A study of The Relationship Between Mindful Self-Care and Subjective Well-Being Among College Students and Working Professionals
Ms Sneha Chatterjee, Dr.Jaya R.Jethwani
College students, Mindful Self-care, Subjective well-being, Working professionals
The global decline of mental health implores us to find preventive and protective factors which can be incorporated into one’s lifestyle. Particularly in the urban community, college students and working professionals face unique stressors which negatively impact their well-being. The steady and intentional practice of mindful self-care has been linked to positive well-being. Therefore, this study explored the relationship between mindful self-care and subjective well-being. Participants included 200 adults, (100 students and 100 working professionals from various fields).
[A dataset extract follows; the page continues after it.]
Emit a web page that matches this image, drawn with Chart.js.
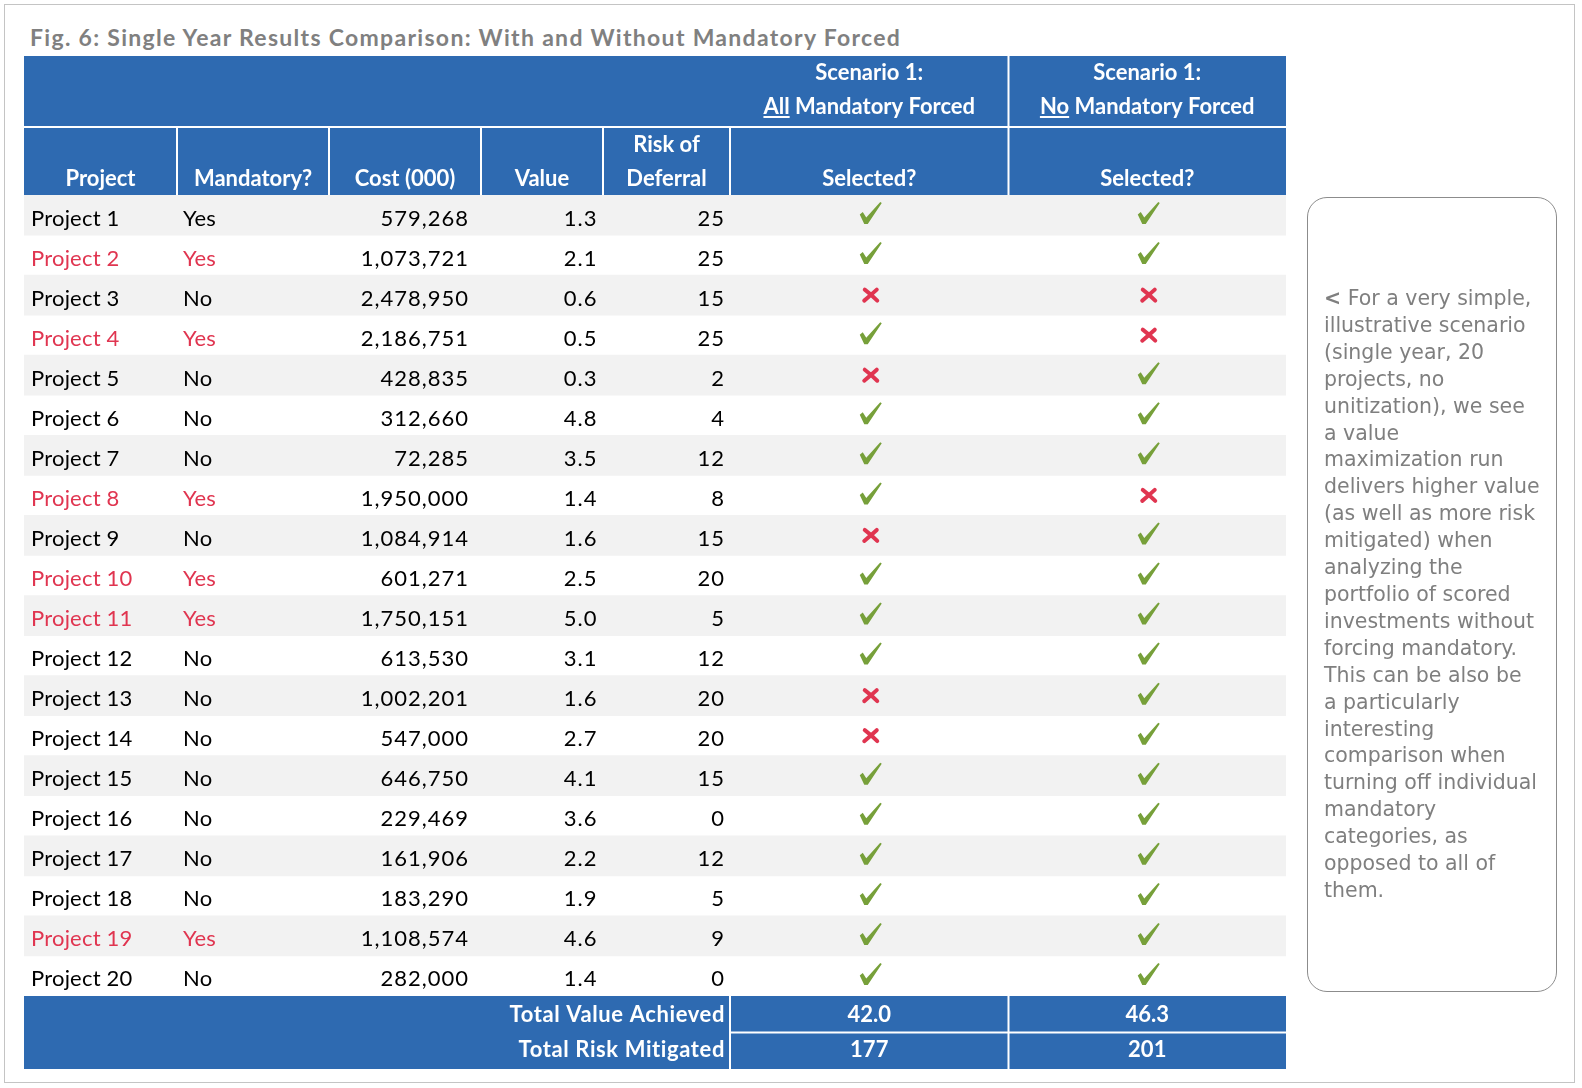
<!DOCTYPE html>
<html>
<head>
<meta charset="utf-8">
<title>Fig. 6: Single Year Results Comparison</title>
<script src="https://cdn.jsdelivr.net/npm/chart.js@4.4.1/dist/chart.umd.min.js"></script>
<style>
  html, body { margin: 0; padding: 0; background: #fff; }
  #wrap { position: relative; width: 1582px; height: 1088px; overflow: hidden; }
  #frame { position: absolute; left: 4px; top: 4px; width: 1571px; height: 1079px; border: 1px solid #c4c4c4; box-sizing: border-box; }
  #table { position: absolute; left: 0; top: 0; }
  #title { position: absolute; left: 30px; top: 24px; font: bold 23px Lato, sans-serif; letter-spacing: 1.3px;
           line-height: 26px; color: #808080; white-space: nowrap; }
  #note { position: absolute; left: 1307px; top: 197px; width: 250px; height: 795px;
          border: 1px solid #8c8c8c; border-radius: 20px; box-sizing: border-box; }
  #noteText { position: absolute; left: 1324px; top: 285px; font: 20.5px "DejaVu Sans", sans-serif;
              line-height: 26.9px; color: #7f7f7f; white-space: nowrap; }
</style>
</head>
<body>
<div id="wrap">
  <div id="frame"></div>
  <div id="title">Fig. 6: Single Year Results Comparison: With and Without Mandatory Forced</div>
  <canvas id="table" width="1582" height="1088"></canvas>
  <div id="note"></div>
  <div id="noteText"><b>&lt;</b> For a very simple,<br>illustrative scenario<br>(single year, 20<br>projects, no<br>unitization), we see<br>a value<br>maximization run<br>delivers higher value<br>(as well as more risk<br>mitigated) when<br>analyzing the<br>portfolio of scored<br>investments without<br>forcing mandatory.<br>This can be also be<br>a particularly<br>interesting<br>comparison when<br>turning off individual<br>mandatory<br>categories, as<br>opposed to all of<br>them.</div>
</div>
<script>
// valores
const projects = ['Project 1', 'Project 2', 'Project 3', 'Project 4', 'Project 5', 'Project 6', 'Project 7',
  'Project 8', 'Project 9', 'Project 10', 'Project 11', 'Project 12', 'Project 13', 'Project 14',
  'Project 15', 'Project 16', 'Project 17', 'Project 18', 'Project 19', 'Project 20'];
const mandatory = ['Yes', 'Yes', 'No', 'Yes', 'No', 'No', 'No', 'Yes', 'No', 'Yes',
  'Yes', 'No', 'No', 'No', 'No', 'No', 'No', 'No', 'Yes', 'No'];
// linhas destacadas em vermelho (o Project 1 não é destacado)
const highlighted = [0, 1, 0, 1, 0, 0, 0, 1, 0, 1, 1, 0, 0, 0, 0, 0, 0, 0, 1, 0];
const costs = [579268, 1073721, 2478950, 2186751, 428835, 312660, 72285, 1950000, 1084914, 601271,
  1750151, 613530, 1002201, 547000, 646750, 229469, 161906, 183290, 1108574, 282000];
const values = [1.3, 2.1, 0.6, 0.5, 0.3, 4.8, 3.5, 1.4, 1.6, 2.5, 5.0, 3.1, 1.6, 2.7, 4.1, 3.6, 2.2, 1.9, 4.6, 1.4];
const riskOfDeferral = [25, 25, 15, 25, 2, 4, 12, 8, 15, 20, 5, 12, 20, 20, 15, 0, 12, 5, 9, 0];
const selectedAllForced = [1, 1, 0, 1, 0, 1, 1, 1, 0, 1, 1, 1, 0, 0, 1, 1, 1, 1, 1, 1];
const selectedNoForced = [1, 1, 0, 0, 1, 1, 1, 0, 1, 1, 1, 1, 1, 1, 1, 1, 1, 1, 1, 1];

const columnLabels = [['Project'], ['Mandatory?'], ['Cost (000)'], ['Value'], ['Risk of', 'Deferral'], ['Selected?'], ['Selected?']];
const scenarioLabels = [['Scenario 1:', 'All', ' Mandatory Forced'], ['Scenario 1:', 'No', ' Mandatory Forced']];
const totalLabels = ['Total Value Achieved', 'Total Risk Mitigated'];
const totalValue = [42.0, 46.3];
const totalRisk = [177, 201];

// bordas das colunas (unidades do eixo x)
const colEdges = [0, 153, 305, 457, 579, 706, 984.5, 1262];

const BLUE = '#2e6ab1';
const RED = '#e03550';
const GREEN = '#77a03a';
const STRIPE = '#f2f2f2';
const BODY_FONT = '22px Lato, sans-serif';
const HEAD_FONT = 'bold 22px Lato, sans-serif';

function drawCheck(ctx, cx, cy) {
    ctx.save();
    ctx.translate(cx, cy);
    ctx.fillStyle = GREEN;
    ctx.beginPath();
    ctx.moveTo(-11, 1);
    ctx.lineTo(-8, -1.5);
    ctx.lineTo(-4.5, 4);
    ctx.lineTo(9.5, -11.5);
    ctx.lineTo(11, -10.5);
    ctx.lineTo(-3, 10.5);
    ctx.lineTo(-6.5, 10.5);
    ctx.closePath();
    ctx.fill();
    ctx.restore();
}

function drawCross(ctx, cx, cy) {
    ctx.save();
    ctx.translate(cx, cy);
    ctx.strokeStyle = RED;
    ctx.lineCap = 'round';
    ctx.lineWidth = 4;
    ctx.beginPath();
    ctx.moveTo(-6, -5.5);
    ctx.quadraticCurveTo(0, -1, 6.5, 5.5);
    ctx.moveTo(6, -5.5);
    ctx.quadraticCurveTo(0, 0, -6.5, 5.5);
    ctx.stroke();
    ctx.restore();
}

const tablePlugin = {
    id: 'tableCells',
    beforeDatasetsDraw(chart) {
        const ctx = chart.ctx;
        const x = chart.scales.x;
        const area = chart.chartArea;
        const left = x.getPixelForValue(colEdges[0]);
        const right = x.getPixelForValue(colEdges[colEdges.length - 1]);
        const ex = colEdges.map(v => x.getPixelForValue(v));

        ctx.save();
        // cabeçalho
        ctx.fillStyle = BLUE;
        ctx.fillRect(left, area.top - 139, right - left, 139);
        ctx.fillStyle = '#fff';
        ctx.fillRect(left, area.top - 69, right - left, 2);
        for (let i = 1; i < ex.length - 1; i++) {
            ctx.fillRect(ex[i] - 1, area.top - 67, 2, 67);
        }
        ctx.fillRect(ex[6] - 1, area.top - 139, 2, 70);

        // rodapé
        ctx.fillStyle = BLUE;
        ctx.fillRect(left, area.bottom, right - left, 73);
        ctx.fillStyle = '#fff';
        ctx.fillRect(ex[5] - 1, area.bottom, 2, 73);
        ctx.fillRect(ex[6] - 1, area.bottom, 2, 73);
        ctx.fillRect(ex[5], area.bottom + 35.5, right - ex[5], 2);

        // textos do cabeçalho
        ctx.fillStyle = '#fff';
        ctx.font = HEAD_FONT;
        ctx.textAlign = 'center';
        ctx.textBaseline = 'alphabetic';
        columnLabels.forEach((lines, i) => {
            const cx = (ex[i] + ex[i + 1]) / 2;
            lines.forEach((t, j) => {
                ctx.fillText(t, cx, area.top - 9 - (lines.length - 1 - j) * 34);
            });
        });
        scenarioLabels.forEach((parts, k) => {
            const cx = (ex[5 + k] + ex[6 + k]) / 2;
            ctx.textAlign = 'center';
            ctx.fillText(parts[0], cx, area.top - 115.5);
            const w1 = ctx.measureText(parts[1]).width;
            const w2 = ctx.measureText(parts[2]).width;
            const sx = cx - (w1 + w2) / 2;
            ctx.textAlign = 'left';
            ctx.fillText(parts[1], sx, area.top - 81);
            ctx.fillText(parts[2], sx + w1, area.top - 81);
            ctx.fillRect(sx, area.top - 79, w1, 2);
        });

        // textos do rodapé
        ctx.textAlign = 'right';
        ctx.letterSpacing = '0.6px';
        ctx.fillText(totalLabels[0], ex[5] - 5, area.bottom + 25.5);
        ctx.fillText(totalLabels[1], ex[5] - 5, area.bottom + 60.5);
        ctx.letterSpacing = '0px';
        ctx.textAlign = 'center';
        for (let k = 0; k < 2; k++) {
            const cx = (ex[5 + k] + ex[6 + k]) / 2;
            ctx.fillText(totalValue[k].toFixed(1), cx, area.bottom + 25.5);
            ctx.fillText(String(totalRisk[k]), cx, area.bottom + 60.5);
        }
        ctx.restore();
    },
    afterDatasetsDraw(chart) {
        const ctx = chart.ctx;
        const x = chart.scales.x;
        const y = chart.scales.y;
        const ex = colEdges.map(v => x.getPixelForValue(v));

        ctx.save();
        ctx.font = BODY_FONT;
        ctx.textBaseline = 'alphabetic';
        projects.forEach((name, i) => {
            const cy = y.getPixelForValue(i);
            const base = cy + 10.5;

            ctx.fillStyle = highlighted[i] ? RED : '#000';
            ctx.textAlign = 'left';
            ctx.letterSpacing = '0.2px';
            ctx.fillText(name, ex[0] + 7, base);
            ctx.fillText(mandatory[i], ex[1] + 6, base);

            ctx.fillStyle = '#000';
            ctx.textAlign = 'right';
            ctx.letterSpacing = '1px';
            ctx.fillText(costs[i].toLocaleString('en-US'), ex[3] - 12, base);
            ctx.fillText(values[i].toFixed(1), ex[4] - 5.5, base);
            ctx.fillText(String(riskOfDeferral[i]), ex[5] - 5, base);
            ctx.letterSpacing = '0px';

            const c1 = (ex[5] + ex[6]) / 2 + 1.5;
            const c2 = (ex[6] + ex[7]) / 2 + 1.5;
            selectedAllForced[i] ? drawCheck(ctx, c1, cy - 1.5) : drawCross(ctx, c1, cy);
            selectedNoForced[i] ? drawCheck(ctx, c2, cy - 1.5) : drawCross(ctx, c2, cy);
        });
        ctx.restore();
    }
};

function desenhar() {
    const ctx = document.getElementById('table').getContext('2d');
    new Chart(ctx, {
        type: 'bar',
        data: {
            labels: projects,
            datasets: [{
                label: 'stripes',
                // linhas ímpares com fundo cinza
                data: projects.map((p, i) => i % 2 === 0 ? [colEdges[0], colEdges[colEdges.length - 1]] : null),
                backgroundColor: STRIPE,
                borderWidth: 0,
                barPercentage: 1,
                categoryPercentage: 1
            }]
        },
        plugins: [tablePlugin],
        options: {
            indexAxis: 'y',
            responsive: false,
            animation: false,
            layout: {
                padding: { left: 24, right: 296, top: 195, bottom: 92 }
            },
            scales: {
                x: { type: 'linear', min: colEdges[0], max: colEdges[colEdges.length - 1], display: false },
                y: { type: 'category', display: false }
            },
            plugins: {
                legend: { display: false },
                tooltip: { enabled: false }
            }
        }
    });
}

document.addEventListener('DOMContentLoaded', function() {
    Promise.all([
        document.fonts.load(BODY_FONT),
        document.fonts.load(HEAD_FONT)
    ]).then(desenhar, desenhar);
});
</script>
</body>
</html>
Self- report method using the following instruments were used to obtain data: Mindful self-care was measured through The Mindful Self-Care Scale (MSCS, 2018), and measurement of subjective well-being was obtained using Subjective Well-Being Inventory by Nagpal and Sell (1992). The results indicated people mindfully engage in self-care on an average of 3-4 days/week and there is no significant difference between the two population groups. Social support was the most favoured self-care activity. Supportive structure followed by supportive relationships were domains which were highly correlated with subjective well-being. The relationship between mindful self-care and subjective well-being suggested a strong positive correlation. This study indicates a growing need for greater frequency of self-care practices and interventions to improve one’s well-being. Through creating awareness and inculcating self-care behaviours into one’s lifestyle, it can have a positive relationship with their well-being and as a result, improve well-being in the community.